Social proof leverages community validation: "10,000+ downloads," "4.8★ rating (1,200 reviews)," or customer testimonials with names and faces. Specific numbers are more credible than vague claims. "Join 10,347 creators" is better than "Join thousands." Video testimonials are more powerful than text because facial expressions and emotion are harder to fake.
Guarantees remove risk from the equation: "Money-back guarantee," "Cancel anytime," or "Free forever" signal confidence in your product. If you're willing to offer a guarantee, you must believe it works. Risk reversal (putting risk on you instead of the customer) dramatically increases conversion, especially for higher-priced products.
Authority establishes expertise: credentials (degree, certifications), press mentions ("As seen on..."), awards or recognition, or impressive results ("Helped 100+ businesses grow"). Authority signals answer the question "Why should I trust you?" Position yourself as an expert in your space through demonstrated expertise, not just self-proclaimed titles.
Test one variable at a time to identify what actually drives conversions. Measure results systematically and iterate continuously.
Most creators never test their funnel-they set it up once and hope it works. The best creators systematically test every element to maximize conversion rates. A 2% improvement in conversion can double your revenue if traffic stays constant.
Landing page elements to test: Headline variations (benefit-focused vs. feature-focused), CTA text ("Get Started" vs. "Try Free" vs. "Download Now"), page layout (video-first vs. text-first vs. social-proof-first), images or videos (product demo vs. results showcase vs. founder story). Test one element at a time so you know what drove the change.
Link in bio variations: Different value propositions (speed vs. quality vs. ease), CTA phrasing ("Free tool" vs. "Free resources" vs. "Free training"), inclusion of specific numbers or outcomes. Your bio is often your highest-traffic page-small improvements here create outsized impact.
Content CTA variations: Different phrasing (question vs. command vs. suggestion), timing (beginning vs. middle vs. end), soft vs. hard CTAs.

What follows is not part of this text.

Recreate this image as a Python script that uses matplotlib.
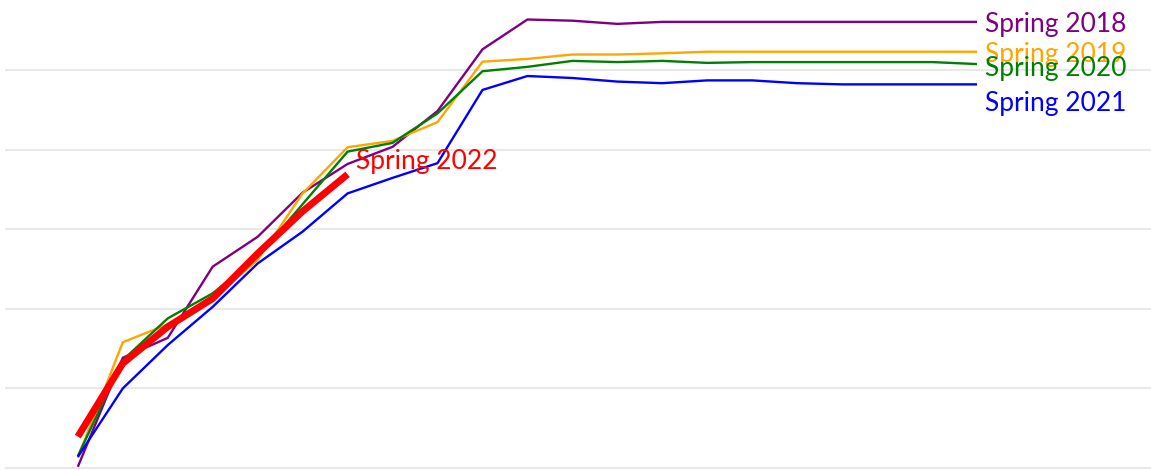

Track which drives the most link clicks and optimize for the highest-converting styles.
The key to effective testing is isolation-change one variable at a time so you know what caused the result. Test for at least 100 conversions or one week (whichever comes first) to ensure statistical significance. Document your tests and learnings so you build institutional knowledge over time.
Most people need 7-10 touchpoints before converting. This means watching 7-10 of your videos, seeing your product mentioned multiple times, and developing trust over days or weeks. Don't expect instant conversions—the funnel is a process, not an event.
Use soft CTAs ('Link in bio') in 30-40% of videos, medium CTAs ('Download the app') in 10-20%, and hard CTAs ('Buy now') in less than 5%. Strategic placement works better than constant selling—too many CTAs destroy trust.
Reduce friction. Every click, form field, and extra step loses 20-40% of users. A five-step funnel with 70% completion per step means only 17% finish. Minimize steps between intention and action—the best funnels feel like zero friction.